*OBJECTIVE*:
Keep every line where the word "this" appears; drop the rest.

*RECORDS PROVIDED*:
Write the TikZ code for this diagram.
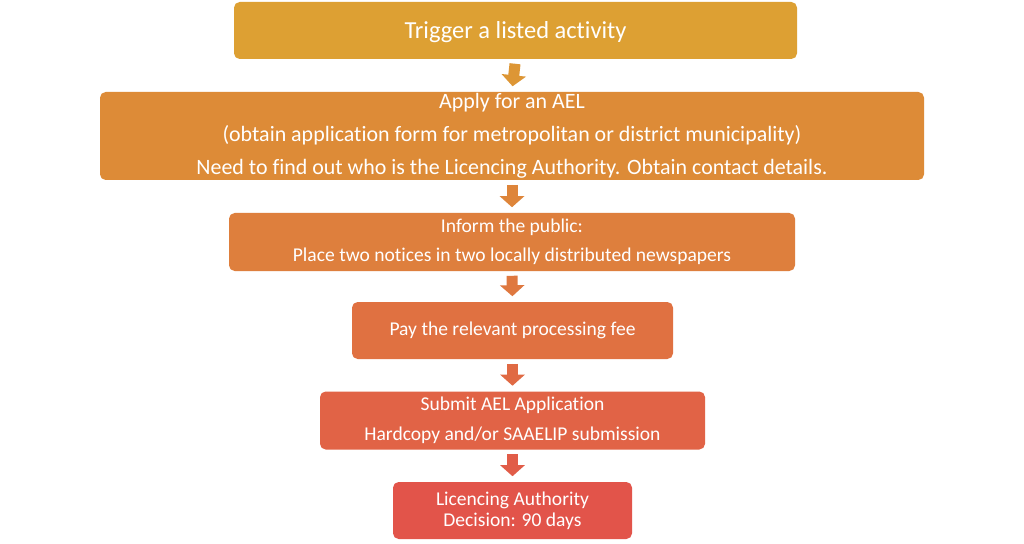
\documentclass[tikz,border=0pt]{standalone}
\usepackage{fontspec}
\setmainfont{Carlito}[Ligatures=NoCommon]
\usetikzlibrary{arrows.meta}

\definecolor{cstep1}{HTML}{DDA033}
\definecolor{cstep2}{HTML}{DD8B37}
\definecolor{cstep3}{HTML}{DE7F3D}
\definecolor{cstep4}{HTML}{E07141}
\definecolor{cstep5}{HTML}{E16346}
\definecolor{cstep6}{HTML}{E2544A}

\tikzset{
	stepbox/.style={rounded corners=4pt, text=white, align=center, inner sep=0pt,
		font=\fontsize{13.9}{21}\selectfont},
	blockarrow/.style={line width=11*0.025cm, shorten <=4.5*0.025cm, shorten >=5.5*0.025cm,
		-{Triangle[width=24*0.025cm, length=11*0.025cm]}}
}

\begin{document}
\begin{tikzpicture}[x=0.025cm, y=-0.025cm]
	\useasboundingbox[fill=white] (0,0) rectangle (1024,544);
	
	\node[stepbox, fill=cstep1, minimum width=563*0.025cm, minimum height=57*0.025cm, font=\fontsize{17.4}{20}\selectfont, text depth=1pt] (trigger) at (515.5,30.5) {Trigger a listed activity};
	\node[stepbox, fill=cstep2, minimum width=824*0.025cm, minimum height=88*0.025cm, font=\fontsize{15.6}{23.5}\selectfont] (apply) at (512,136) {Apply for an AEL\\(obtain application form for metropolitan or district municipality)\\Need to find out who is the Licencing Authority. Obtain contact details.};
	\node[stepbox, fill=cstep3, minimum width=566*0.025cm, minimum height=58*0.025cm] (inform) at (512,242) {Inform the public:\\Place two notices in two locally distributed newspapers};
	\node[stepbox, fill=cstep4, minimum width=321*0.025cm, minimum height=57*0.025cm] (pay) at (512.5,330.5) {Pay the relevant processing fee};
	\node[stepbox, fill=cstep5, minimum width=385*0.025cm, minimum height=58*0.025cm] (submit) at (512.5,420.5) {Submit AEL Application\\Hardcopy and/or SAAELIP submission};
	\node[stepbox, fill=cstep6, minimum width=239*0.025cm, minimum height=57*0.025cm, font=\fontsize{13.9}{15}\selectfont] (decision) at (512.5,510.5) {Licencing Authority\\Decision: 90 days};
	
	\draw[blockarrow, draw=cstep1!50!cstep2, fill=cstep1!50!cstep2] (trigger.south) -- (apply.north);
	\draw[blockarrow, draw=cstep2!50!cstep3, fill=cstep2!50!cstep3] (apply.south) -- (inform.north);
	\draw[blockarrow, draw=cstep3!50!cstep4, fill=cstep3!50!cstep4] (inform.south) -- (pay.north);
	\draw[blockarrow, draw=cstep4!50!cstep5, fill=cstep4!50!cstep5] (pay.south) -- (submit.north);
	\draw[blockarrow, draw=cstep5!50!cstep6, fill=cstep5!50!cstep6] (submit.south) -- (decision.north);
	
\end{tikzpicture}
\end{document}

---

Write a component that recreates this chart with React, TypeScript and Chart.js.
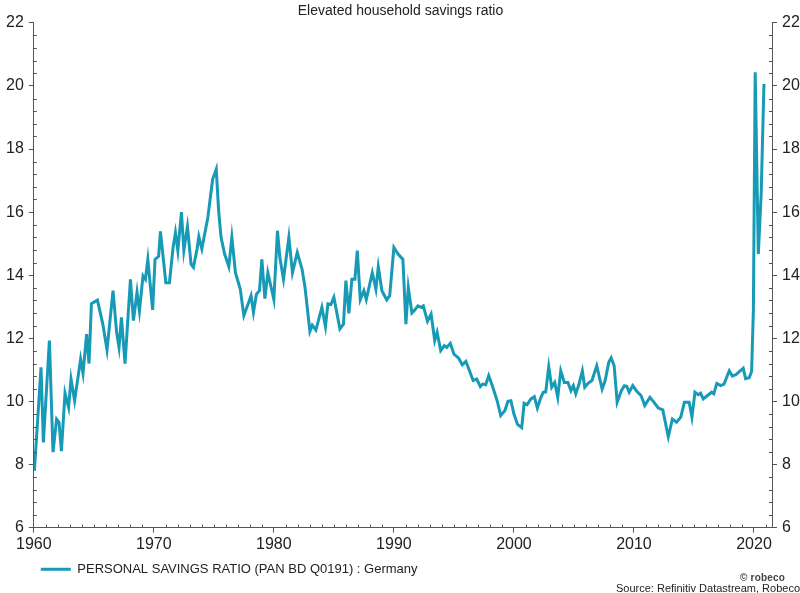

---

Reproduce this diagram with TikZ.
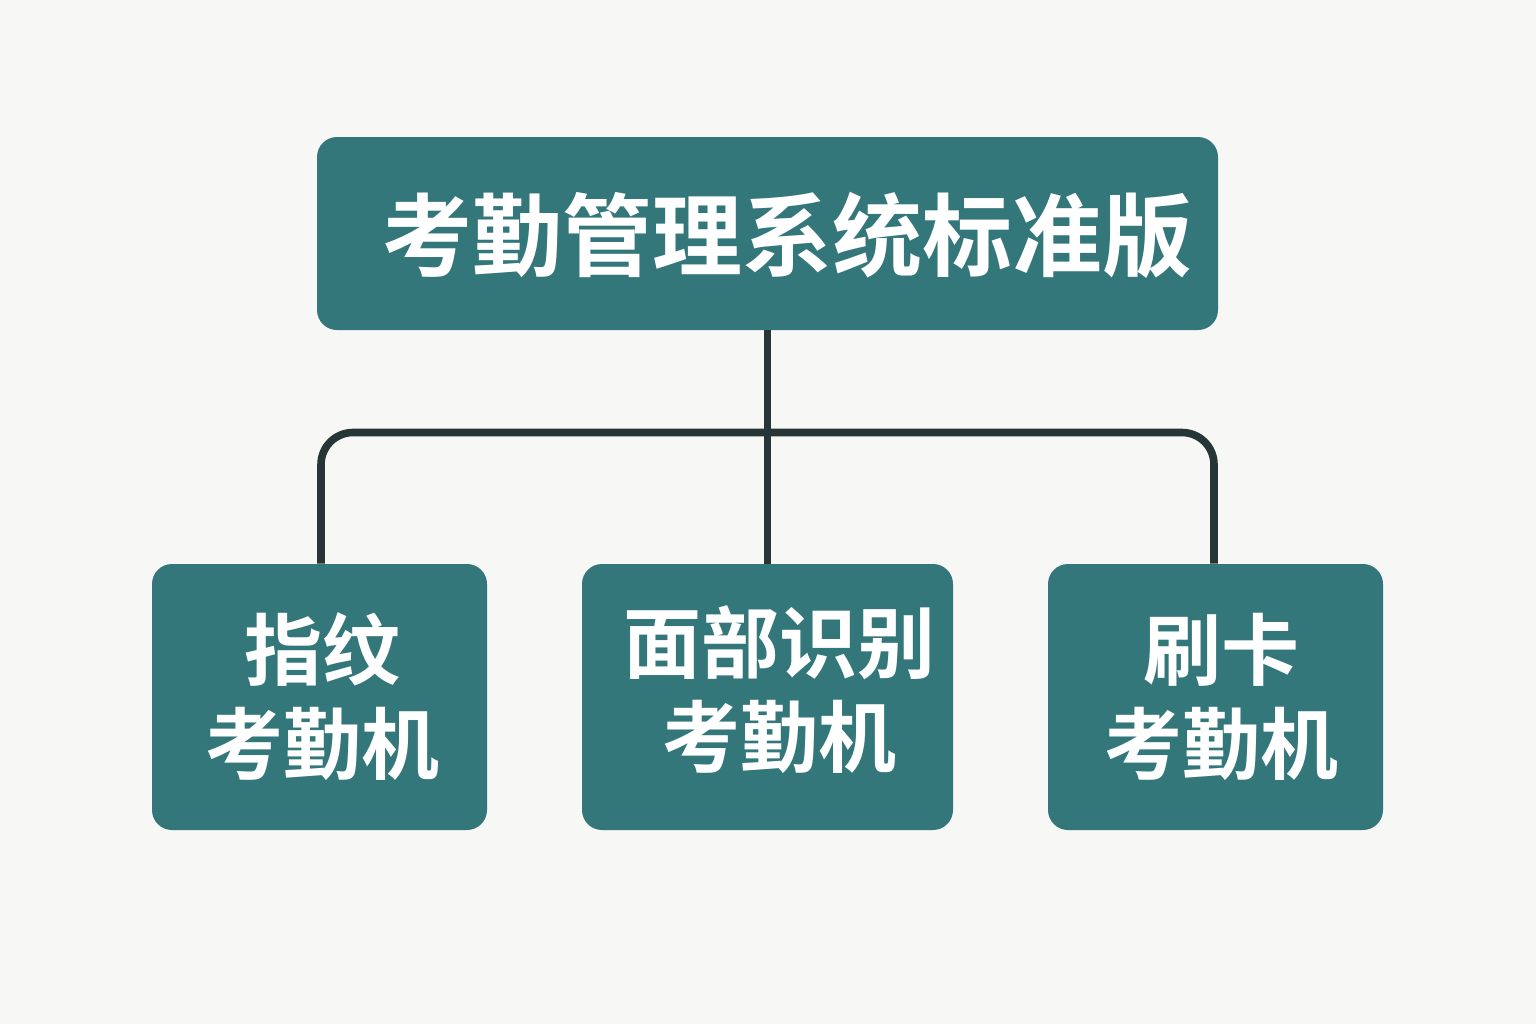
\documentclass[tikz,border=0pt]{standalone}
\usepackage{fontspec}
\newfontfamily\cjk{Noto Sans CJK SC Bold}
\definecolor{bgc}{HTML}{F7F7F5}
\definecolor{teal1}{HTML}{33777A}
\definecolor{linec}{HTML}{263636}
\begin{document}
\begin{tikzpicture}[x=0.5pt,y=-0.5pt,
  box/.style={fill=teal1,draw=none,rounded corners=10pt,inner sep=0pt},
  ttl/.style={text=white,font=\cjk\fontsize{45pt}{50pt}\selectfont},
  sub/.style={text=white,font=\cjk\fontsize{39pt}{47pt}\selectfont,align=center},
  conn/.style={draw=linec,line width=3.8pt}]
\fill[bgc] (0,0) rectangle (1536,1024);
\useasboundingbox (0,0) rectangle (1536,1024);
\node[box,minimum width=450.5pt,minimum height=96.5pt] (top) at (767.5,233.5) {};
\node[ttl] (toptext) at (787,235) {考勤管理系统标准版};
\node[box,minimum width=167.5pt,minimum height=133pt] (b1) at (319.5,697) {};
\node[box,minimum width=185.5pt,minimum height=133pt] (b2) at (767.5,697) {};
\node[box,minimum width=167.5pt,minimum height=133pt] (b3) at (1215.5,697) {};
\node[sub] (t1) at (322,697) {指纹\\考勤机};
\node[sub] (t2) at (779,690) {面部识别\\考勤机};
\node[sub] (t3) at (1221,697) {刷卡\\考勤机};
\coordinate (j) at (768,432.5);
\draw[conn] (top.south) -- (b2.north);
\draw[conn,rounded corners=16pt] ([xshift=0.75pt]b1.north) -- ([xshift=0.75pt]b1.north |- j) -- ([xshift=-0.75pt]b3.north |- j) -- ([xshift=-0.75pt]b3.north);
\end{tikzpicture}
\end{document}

*EXPECTED ANSWER*:
Write the TikZ code for this diagram.
Write a component that recreates this chart with React, TypeScript and Chart.js.
Reproduce this diagram with TikZ.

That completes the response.